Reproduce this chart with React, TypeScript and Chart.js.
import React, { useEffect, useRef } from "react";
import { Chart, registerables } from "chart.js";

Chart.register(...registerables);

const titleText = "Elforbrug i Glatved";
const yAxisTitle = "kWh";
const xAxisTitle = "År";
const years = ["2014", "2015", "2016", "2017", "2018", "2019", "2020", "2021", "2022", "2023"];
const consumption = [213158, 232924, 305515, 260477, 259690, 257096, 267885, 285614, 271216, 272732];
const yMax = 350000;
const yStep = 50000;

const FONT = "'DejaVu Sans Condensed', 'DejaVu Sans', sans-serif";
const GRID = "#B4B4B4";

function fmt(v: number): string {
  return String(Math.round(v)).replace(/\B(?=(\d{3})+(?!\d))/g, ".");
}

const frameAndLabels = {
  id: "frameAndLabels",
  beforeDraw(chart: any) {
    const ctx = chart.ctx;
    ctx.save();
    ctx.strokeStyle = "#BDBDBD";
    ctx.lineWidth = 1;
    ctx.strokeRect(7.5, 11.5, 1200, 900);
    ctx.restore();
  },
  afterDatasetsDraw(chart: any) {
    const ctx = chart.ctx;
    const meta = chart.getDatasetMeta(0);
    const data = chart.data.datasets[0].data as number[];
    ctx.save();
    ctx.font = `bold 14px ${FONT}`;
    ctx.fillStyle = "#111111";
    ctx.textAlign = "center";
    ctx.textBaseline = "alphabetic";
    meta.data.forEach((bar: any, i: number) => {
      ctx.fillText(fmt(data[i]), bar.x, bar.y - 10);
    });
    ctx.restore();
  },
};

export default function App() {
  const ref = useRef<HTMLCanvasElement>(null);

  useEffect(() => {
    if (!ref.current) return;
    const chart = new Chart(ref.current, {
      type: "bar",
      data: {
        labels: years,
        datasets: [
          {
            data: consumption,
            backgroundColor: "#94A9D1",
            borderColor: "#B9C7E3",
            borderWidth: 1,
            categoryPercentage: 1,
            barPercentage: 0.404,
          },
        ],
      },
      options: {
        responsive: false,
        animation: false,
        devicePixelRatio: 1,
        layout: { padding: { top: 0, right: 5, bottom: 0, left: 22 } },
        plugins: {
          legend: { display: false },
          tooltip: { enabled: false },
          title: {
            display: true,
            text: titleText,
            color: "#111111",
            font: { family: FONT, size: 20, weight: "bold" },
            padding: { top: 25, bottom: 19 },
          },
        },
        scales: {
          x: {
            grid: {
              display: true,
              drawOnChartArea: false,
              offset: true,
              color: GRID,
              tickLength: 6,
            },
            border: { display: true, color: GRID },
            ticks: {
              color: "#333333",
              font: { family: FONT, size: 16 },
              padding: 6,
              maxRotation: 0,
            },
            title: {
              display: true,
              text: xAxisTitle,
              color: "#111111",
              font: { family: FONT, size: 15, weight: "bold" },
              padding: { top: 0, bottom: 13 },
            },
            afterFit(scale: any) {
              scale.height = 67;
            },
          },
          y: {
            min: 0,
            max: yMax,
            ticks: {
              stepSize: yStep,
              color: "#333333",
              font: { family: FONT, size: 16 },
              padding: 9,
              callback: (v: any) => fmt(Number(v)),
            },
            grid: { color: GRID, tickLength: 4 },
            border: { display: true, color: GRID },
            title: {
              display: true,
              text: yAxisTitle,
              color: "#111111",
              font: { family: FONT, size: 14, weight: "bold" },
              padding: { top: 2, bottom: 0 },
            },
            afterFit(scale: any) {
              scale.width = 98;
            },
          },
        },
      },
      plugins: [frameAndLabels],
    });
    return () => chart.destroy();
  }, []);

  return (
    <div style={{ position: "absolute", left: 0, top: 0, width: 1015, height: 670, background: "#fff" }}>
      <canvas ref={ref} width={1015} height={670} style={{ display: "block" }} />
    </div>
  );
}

----------

= What is required =
Choose all lines containing the string "React" and copy them out.

= Answer to the problem =
Reproduce this chart with React, TypeScript and Chart.js.
import React, { useEffect, useRef } from "react";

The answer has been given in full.